Hard questions indeed. Dyson, and some other editors of The Casebook
series, attempt to answer them; they summarize the various available opinions which often conflict with one another. Putting aside all but the last, an interesting comment is made:
"The syntax of the Dedication : The printing of the Dedication is lapidary, i.e. closely similar to that of many inscriptions in stone. It has a full stop after every word. The pointing, therefore, does not help in determining the syntax. . ."

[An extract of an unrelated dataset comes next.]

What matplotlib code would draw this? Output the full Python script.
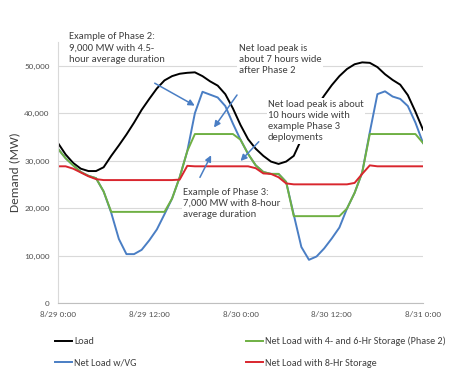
import matplotlib
matplotlib.use("Agg")
import matplotlib.pyplot as plt

plt.rcParams['font.family'] = ['Carlito', 'DejaVu Sans']

# hours from 8/29 0:00
hours = list(range(49))

load = [33700, 31300, 29500, 28300, 27800, 27800, 28600, 31000, 33200, 35500,
        38000, 40700, 43000, 45200, 46900, 47800, 48300, 48500, 48600, 47800,
        46700, 45800, 44000, 41000, 37500, 34500, 32500, 31000, 29800, 29300,
        29800, 31000, 34500, 38000, 41300, 43700, 45900, 47800, 49300, 50300,
        50700, 50600, 49700, 48200, 47000, 46000, 43800, 40300, 36500]

net_vg = [32500, 30500, 29000, 27600, 26800, 26300, 23500, 19000, 13500, 10300,
          10300, 11200, 13200, 15500, 18700, 22000, 26500, 32000, 40000, 44500,
          43900, 43300, 41500, 37800, 34400, 31400, 29000, 27600, 27200, 27200,
          25500, 18600, 11800, 9100, 9800, 11500, 13600, 15900, 19900, 23200,
          27500, 36000, 44000, 44600, 43500, 43000, 41500, 38000, 33700]

net_phase2 = [32500, 30500, 29000, 27600, 26800, 26300, 23500, 19200, 19200, 19200,
              19200, 19200, 19200, 19200, 19200, 22000, 26500, 32000, 35600, 35600,
              35600, 35600, 35600, 35600, 34400, 31400, 29000, 27600, 27200, 27200,
              25500, 18300, 18300, 18300, 18300, 18300, 18300, 18300, 19900, 23200,
              27500, 35600, 35600, 35600, 35600, 35600, 35600, 35600, 33700]

net_8hr = [28800, 28800, 28300, 27500, 26700, 26100, 25900, 25900, 25900, 25900,
           25900, 25900, 25900, 25900, 25900, 25900, 26000, 28900, 28800, 28800,
           28800, 28800, 28800, 28800, 28800, 28800, 28400, 27300, 27200, 26500,
           25200, 25000, 25000, 25000, 25000, 25000, 25000, 25000, 25000, 25300,
           27200, 29000, 28800, 28800, 28800, 28800, 28800, 28800, 28800]

xtick_pos = [0, 12, 24, 36, 48]
xtick_labels = ['8/29 0:00', '8/29 12:00', '8/30 0:00', '8/30 12:00', '8/31 0:00']
ytick_pos = [0, 10000, 20000, 30000, 40000, 50000]

fig = plt.figure(figsize=(4.51, 3.78), dpi=100)
ax = fig.add_axes([0.1286, 0.1984, 0.8094, 0.6906])

lw = 1.4
l1, = ax.plot(hours, load, color='black', lw=lw, label='Load')
l2, = ax.plot(hours, net_vg, color='#4A7EC4', lw=lw, label='Net Load w/VG')
l3, = ax.plot(hours, net_phase2, color='#6FB043', lw=lw,
              label='Net Load with 4- and 6-Hr Storage (Phase 2)')
l4, = ax.plot(hours, net_8hr, color='#D9262E', lw=lw, label='Net Load with 8-Hr Storage')

ax.set_xlim(0, 48)
ax.set_ylim(0, 55000)
ax.set_xticks(xtick_pos)
ax.set_xticklabels(xtick_labels)
ax.set_yticks(ytick_pos)
ax.set_yticklabels(['{:,}'.format(v) for v in ytick_pos])
ax.tick_params(axis='both', labelsize=6.6, colors='#595959', length=0, pad=6)
ax.grid(axis='y', color='#D9D9D9', lw=0.8)
ax.set_axisbelow(True)
for s in ['top', 'right']:
    ax.spines[s].set_visible(False)
ax.spines['left'].set_color('#D9D9D9')
ax.spines['bottom'].set_color('#BFBFBF')
ax.set_ylabel('Demand (MW)', fontsize=9.5, color='#404040')
ax.yaxis.set_label_coords(-0.104, 0.5)

# annotations
box = dict(facecolor='white', edgecolor='none', pad=1)
tstyle = dict(fontsize=7.6, color='#404040', va='top', ha='left', linespacing=1.3,
              bbox=box, zorder=5)
arrow = dict(arrowstyle='-|>', color='#4A7EC4', lw=1.1, mutation_scale=9)

ax.text(1.45, 57000, 'Example of Phase 2:\n9,000 MW with 4.5-\nhour average duration', **tstyle)
ax.annotate('', xy=(18.3, 41300), xytext=(12.4, 46600), arrowprops=arrow, zorder=6)

ax.text(23.75, 54600, 'Net load peak is\nabout 7 hours wide\nafter Phase 2', **tstyle)
ax.annotate('', xy=(20.3, 36500), xytext=(23.75, 44300), arrowprops=arrow, zorder=6)

ax.text(27.6, 42800, 'Net load peak is about\n10 hours wide with\nexample Phase 3\ndeployments', **tstyle)
ax.annotate('', xy=(23.75, 29500), xytext=(26.65, 34400), arrowprops=arrow, zorder=6)

ax.text(16.5, 24300, 'Example of Phase 3:\n7,000 MW with 8-hour\naverage duration', **tstyle)
ax.annotate('', xy=(20.3, 31650), xytext=(18.5, 25950), arrowprops=arrow, zorder=6)

fig.legend(handles=[l1, l2, l3, l4], loc='upper left', bbox_to_anchor=(0.102, 0.133),
           ncol=2, frameon=False, fontsize=7.3, labelcolor='#404040',
           handlelength=1.7, handletextpad=0.15, columnspacing=10.8, labelspacing=1.2)

fig.savefig('out.png', dpi=100)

Perhaps they were thinking of the riddle of Robert Burton's tomb ("Democritus Junior," 1577-1640); his monument displays an inscription engraved in stone, with a comma
after every word. It was erected in Christ Church Cathedral at Oxford, and is reminiscent of old Roman tombs on which the words of the inscription were usually separated by various small marks or symbols.
It seems that there were two printings
of the Sonnets , distinguishableby variances in their respective title-pages (see photo illustrations). This is not to say that there were two editions, in the parlance of librarians and rare-book collectors. The other pages were unchanged.
And the avowed date
of the Sonnets , 1609, is by no means certain. Other books of the period were printed with false dates, as were some of the quarto plays. It has been proposed by some experts in Elizabethan liter-ature that this issue was actually published ten or fifteen years before the year indicated.
The surviving 13 copies of the Sonnets
are scattered. In England two are at the Bodleian library at Oxford, two more at the British Museum, one at Trinity College in Cambridge and another at the John Rylands Library in Manchester. In the States there are another six copies: two at the Folger Shakespeare Library in Washington, D. C., two at the Huntington Library in California, one in the library of Harvard University and another at the Elizabethan Club, Yale. A final copy, to make 13, is at the Bibliotheca Bodmeriana, Geneva Switzerland. Seven have the Iohn Wright imprint, four have William Aspley on the colophon, and two have no surviving title-pages. The Folger has both the Wright and Aspley printings.
During the printing, one or the other of the Wright-Aspley title-page forms was torn down and a new chase put into the press. No one knows which one came last or first.
Yet the provocative periods, between each word of the strange Dedication, were not disturbed from one printing to the next.